* [WHAT TO PRODUCE]: Everything from the first line down to the line containing "(0,0) rectangle (1161,619);" is to be retyped exactly, both ends included, with pictures left out.

# # # # # # #

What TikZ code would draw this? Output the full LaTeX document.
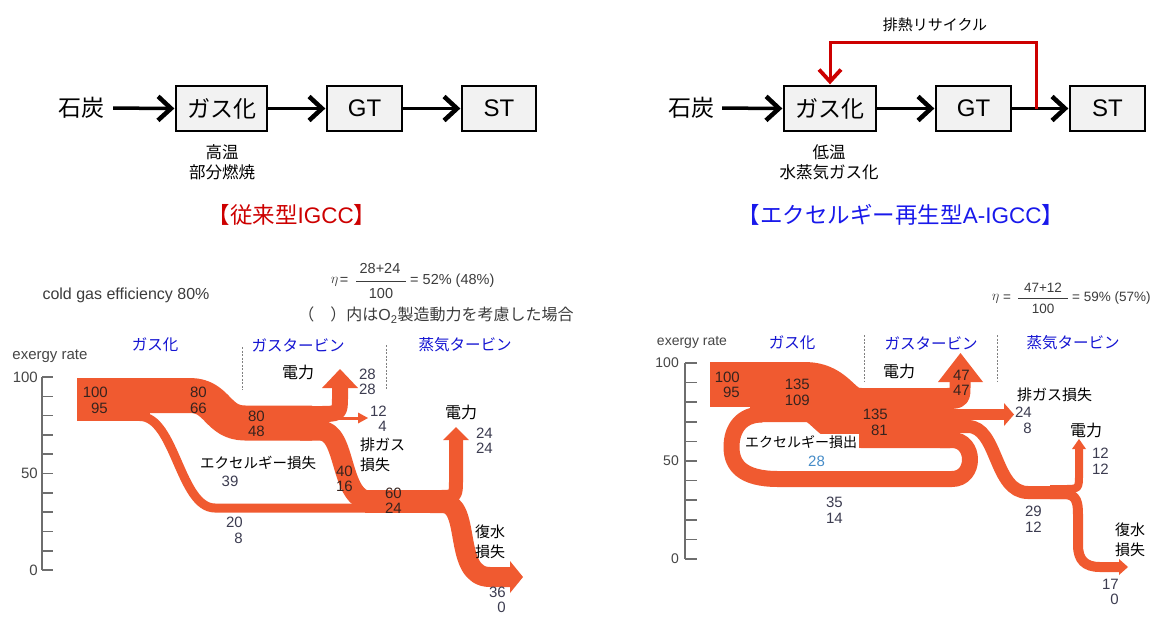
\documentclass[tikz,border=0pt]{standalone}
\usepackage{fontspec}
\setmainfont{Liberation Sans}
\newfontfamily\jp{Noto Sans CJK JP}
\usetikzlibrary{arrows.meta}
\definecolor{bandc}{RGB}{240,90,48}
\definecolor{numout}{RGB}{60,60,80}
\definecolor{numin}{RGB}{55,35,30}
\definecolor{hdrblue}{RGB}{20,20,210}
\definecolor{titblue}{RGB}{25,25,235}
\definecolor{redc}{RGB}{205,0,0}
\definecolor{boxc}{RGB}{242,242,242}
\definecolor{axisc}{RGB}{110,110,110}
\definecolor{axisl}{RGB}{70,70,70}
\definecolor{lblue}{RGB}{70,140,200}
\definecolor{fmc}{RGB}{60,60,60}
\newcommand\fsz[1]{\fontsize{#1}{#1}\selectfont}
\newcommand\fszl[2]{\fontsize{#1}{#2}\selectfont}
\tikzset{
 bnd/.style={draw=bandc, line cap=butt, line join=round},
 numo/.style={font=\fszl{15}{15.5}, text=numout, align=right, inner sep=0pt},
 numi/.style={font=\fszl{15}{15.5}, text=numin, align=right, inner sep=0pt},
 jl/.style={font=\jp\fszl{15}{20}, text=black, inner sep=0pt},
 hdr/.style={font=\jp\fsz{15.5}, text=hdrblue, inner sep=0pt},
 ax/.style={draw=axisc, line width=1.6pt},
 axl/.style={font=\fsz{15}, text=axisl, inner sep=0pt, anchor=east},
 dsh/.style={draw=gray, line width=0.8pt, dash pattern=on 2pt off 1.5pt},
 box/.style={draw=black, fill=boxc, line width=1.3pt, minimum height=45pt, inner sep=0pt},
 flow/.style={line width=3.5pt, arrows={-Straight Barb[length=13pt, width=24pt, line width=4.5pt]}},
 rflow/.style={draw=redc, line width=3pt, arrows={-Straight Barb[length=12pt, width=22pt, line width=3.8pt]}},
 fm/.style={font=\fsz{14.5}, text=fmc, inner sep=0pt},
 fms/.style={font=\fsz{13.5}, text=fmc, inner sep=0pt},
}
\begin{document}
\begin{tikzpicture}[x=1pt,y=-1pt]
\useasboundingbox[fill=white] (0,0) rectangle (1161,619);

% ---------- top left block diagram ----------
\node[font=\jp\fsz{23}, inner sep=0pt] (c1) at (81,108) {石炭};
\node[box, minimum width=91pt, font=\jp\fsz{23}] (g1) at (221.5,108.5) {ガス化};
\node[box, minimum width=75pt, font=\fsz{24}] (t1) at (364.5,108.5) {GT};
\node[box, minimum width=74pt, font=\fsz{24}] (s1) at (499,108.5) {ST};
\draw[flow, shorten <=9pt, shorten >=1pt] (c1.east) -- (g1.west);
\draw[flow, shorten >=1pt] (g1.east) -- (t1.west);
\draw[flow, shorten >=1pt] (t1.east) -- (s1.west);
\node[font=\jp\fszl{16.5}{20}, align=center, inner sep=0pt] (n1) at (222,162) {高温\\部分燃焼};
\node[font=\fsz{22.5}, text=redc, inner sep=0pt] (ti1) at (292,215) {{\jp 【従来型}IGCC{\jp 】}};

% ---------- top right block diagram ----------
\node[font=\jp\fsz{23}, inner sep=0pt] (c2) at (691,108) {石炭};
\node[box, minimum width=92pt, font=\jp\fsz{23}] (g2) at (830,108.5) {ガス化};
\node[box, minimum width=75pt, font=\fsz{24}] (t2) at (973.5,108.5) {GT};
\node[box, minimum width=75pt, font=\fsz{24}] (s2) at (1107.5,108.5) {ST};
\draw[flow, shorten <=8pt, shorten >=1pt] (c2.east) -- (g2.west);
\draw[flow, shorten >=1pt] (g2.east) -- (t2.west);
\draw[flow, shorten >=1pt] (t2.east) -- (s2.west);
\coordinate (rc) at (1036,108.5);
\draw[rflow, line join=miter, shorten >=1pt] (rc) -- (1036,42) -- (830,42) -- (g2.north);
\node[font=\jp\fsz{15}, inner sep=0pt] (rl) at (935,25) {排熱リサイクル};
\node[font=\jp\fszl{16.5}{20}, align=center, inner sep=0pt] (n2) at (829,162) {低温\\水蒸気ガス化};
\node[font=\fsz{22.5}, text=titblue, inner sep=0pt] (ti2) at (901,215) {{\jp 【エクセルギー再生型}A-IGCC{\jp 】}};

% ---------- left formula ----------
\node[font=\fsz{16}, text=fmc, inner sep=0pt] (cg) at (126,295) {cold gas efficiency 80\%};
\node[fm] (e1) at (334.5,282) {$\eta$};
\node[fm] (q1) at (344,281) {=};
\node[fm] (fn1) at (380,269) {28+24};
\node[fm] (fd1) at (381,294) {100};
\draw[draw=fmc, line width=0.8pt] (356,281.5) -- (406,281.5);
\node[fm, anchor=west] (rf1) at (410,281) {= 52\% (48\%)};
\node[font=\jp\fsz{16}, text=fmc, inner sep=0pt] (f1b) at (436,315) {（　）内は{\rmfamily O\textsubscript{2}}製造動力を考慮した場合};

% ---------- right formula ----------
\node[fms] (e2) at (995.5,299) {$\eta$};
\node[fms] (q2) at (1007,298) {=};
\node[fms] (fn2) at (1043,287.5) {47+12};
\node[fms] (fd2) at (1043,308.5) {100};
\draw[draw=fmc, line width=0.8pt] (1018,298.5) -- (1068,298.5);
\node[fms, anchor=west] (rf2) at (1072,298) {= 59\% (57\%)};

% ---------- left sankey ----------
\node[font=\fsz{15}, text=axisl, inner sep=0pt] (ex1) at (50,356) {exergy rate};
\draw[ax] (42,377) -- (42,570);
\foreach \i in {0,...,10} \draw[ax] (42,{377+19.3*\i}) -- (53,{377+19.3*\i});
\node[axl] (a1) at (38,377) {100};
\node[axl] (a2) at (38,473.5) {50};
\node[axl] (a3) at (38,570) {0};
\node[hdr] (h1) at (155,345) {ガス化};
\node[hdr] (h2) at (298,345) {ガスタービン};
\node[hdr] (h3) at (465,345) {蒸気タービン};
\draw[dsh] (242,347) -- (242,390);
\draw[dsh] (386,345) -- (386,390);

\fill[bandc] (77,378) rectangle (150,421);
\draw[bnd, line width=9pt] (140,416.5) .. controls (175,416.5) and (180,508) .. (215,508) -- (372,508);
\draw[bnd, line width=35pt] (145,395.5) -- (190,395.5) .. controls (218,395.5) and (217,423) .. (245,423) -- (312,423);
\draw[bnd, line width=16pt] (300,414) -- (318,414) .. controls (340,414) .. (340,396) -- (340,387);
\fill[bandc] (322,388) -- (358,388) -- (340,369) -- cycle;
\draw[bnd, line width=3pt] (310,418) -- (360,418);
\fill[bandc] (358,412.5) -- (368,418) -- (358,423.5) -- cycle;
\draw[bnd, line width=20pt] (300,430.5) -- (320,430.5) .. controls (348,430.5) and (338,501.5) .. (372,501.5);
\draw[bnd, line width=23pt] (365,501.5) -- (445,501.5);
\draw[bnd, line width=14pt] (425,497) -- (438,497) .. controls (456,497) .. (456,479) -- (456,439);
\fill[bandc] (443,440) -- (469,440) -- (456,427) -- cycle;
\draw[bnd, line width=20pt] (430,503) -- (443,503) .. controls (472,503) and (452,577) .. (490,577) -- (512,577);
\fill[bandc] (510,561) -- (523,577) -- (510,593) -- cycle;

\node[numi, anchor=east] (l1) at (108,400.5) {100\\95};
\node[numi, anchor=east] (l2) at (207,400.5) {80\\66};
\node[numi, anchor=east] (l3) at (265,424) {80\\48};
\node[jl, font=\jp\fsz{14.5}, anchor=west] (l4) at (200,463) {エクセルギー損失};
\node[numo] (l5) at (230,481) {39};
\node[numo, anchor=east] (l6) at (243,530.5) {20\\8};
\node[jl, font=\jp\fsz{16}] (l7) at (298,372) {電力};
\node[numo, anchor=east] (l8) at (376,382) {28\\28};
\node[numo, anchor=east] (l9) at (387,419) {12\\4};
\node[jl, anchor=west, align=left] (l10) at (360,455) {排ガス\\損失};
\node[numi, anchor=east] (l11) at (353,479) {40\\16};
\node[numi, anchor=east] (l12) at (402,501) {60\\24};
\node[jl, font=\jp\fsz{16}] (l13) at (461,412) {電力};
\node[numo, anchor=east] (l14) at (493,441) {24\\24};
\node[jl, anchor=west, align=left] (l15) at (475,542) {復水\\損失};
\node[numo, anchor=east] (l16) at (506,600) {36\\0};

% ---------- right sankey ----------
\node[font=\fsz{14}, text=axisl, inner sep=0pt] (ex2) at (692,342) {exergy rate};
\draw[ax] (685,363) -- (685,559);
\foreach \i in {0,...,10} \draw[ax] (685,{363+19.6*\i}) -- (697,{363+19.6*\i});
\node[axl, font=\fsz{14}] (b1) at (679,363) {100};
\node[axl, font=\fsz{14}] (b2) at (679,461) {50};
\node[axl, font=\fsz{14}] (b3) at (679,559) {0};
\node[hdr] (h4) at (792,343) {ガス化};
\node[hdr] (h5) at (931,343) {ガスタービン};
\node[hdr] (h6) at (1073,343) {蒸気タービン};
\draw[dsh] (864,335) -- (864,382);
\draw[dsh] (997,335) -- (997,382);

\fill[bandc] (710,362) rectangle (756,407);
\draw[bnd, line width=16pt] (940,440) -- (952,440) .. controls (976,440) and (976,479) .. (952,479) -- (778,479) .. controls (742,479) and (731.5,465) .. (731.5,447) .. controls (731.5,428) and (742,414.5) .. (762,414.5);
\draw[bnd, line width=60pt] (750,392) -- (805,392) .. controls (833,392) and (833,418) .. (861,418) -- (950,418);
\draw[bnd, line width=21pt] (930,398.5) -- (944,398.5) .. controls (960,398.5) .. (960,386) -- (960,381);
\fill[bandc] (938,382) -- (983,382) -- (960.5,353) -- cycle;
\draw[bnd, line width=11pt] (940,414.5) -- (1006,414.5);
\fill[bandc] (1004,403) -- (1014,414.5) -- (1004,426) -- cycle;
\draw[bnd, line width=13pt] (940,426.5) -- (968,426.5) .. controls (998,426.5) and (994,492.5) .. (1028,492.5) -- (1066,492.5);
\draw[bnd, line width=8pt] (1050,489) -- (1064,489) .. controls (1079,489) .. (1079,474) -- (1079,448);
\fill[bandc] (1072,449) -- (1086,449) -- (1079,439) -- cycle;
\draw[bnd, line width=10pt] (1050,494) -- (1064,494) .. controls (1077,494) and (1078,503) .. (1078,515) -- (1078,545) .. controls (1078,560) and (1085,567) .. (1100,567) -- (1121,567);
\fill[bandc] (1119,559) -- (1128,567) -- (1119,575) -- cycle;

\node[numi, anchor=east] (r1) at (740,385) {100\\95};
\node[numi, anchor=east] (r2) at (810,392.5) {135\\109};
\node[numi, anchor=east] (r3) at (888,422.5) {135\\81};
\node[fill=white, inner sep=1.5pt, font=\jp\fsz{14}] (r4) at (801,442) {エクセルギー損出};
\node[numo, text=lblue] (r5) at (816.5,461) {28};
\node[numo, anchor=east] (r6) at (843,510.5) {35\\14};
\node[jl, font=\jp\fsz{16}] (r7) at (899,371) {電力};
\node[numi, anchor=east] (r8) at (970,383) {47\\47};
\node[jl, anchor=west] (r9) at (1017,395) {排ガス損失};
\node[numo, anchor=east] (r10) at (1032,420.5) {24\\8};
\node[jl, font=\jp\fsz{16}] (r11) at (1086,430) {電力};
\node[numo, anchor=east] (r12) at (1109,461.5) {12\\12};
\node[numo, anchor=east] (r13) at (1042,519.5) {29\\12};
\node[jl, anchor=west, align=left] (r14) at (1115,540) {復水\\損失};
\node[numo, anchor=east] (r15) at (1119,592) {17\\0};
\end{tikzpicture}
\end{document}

# # # # # # #

* [FULL SOLUTION]:
What TikZ code would draw this? Output the full LaTeX document.
\documentclass[tikz,border=0pt]{standalone}
\usepackage{fontspec}
\setmainfont{Liberation Sans}
\newfontfamily\jp{Noto Sans CJK JP}
\usetikzlibrary{arrows.meta}
\definecolor{bandc}{RGB}{240,90,48}
\definecolor{numout}{RGB}{60,60,80}
\definecolor{numin}{RGB}{55,35,30}
\definecolor{hdrblue}{RGB}{20,20,210}
\definecolor{titblue}{RGB}{25,25,235}
\definecolor{redc}{RGB}{205,0,0}
\definecolor{boxc}{RGB}{242,242,242}
\definecolor{axisc}{RGB}{110,110,110}
\definecolor{axisl}{RGB}{70,70,70}
\definecolor{lblue}{RGB}{70,140,200}
\definecolor{fmc}{RGB}{60,60,60}
\newcommand\fsz[1]{\fontsize{#1}{#1}\selectfont}
\newcommand\fszl[2]{\fontsize{#1}{#2}\selectfont}
\tikzset{
 bnd/.style={draw=bandc, line cap=butt, line join=round},
 numo/.style={font=\fszl{15}{15.5}, text=numout, align=right, inner sep=0pt},
 numi/.style={font=\fszl{15}{15.5}, text=numin, align=right, inner sep=0pt},
 jl/.style={font=\jp\fszl{15}{20}, text=black, inner sep=0pt},
 hdr/.style={font=\jp\fsz{15.5}, text=hdrblue, inner sep=0pt},
 ax/.style={draw=axisc, line width=1.6pt},
 axl/.style={font=\fsz{15}, text=axisl, inner sep=0pt, anchor=east},
 dsh/.style={draw=gray, line width=0.8pt, dash pattern=on 2pt off 1.5pt},
 box/.style={draw=black, fill=boxc, line width=1.3pt, minimum height=45pt, inner sep=0pt},
 flow/.style={line width=3.5pt, arrows={-Straight Barb[length=13pt, width=24pt, line width=4.5pt]}},
 rflow/.style={draw=redc, line width=3pt, arrows={-Straight Barb[length=12pt, width=22pt, line width=3.8pt]}},
 fm/.style={font=\fsz{14.5}, text=fmc, inner sep=0pt},
 fms/.style={font=\fsz{13.5}, text=fmc, inner sep=0pt},
}
\begin{document}
\begin{tikzpicture}[x=1pt,y=-1pt]
\useasboundingbox[fill=white] (0,0) rectangle (1161,619);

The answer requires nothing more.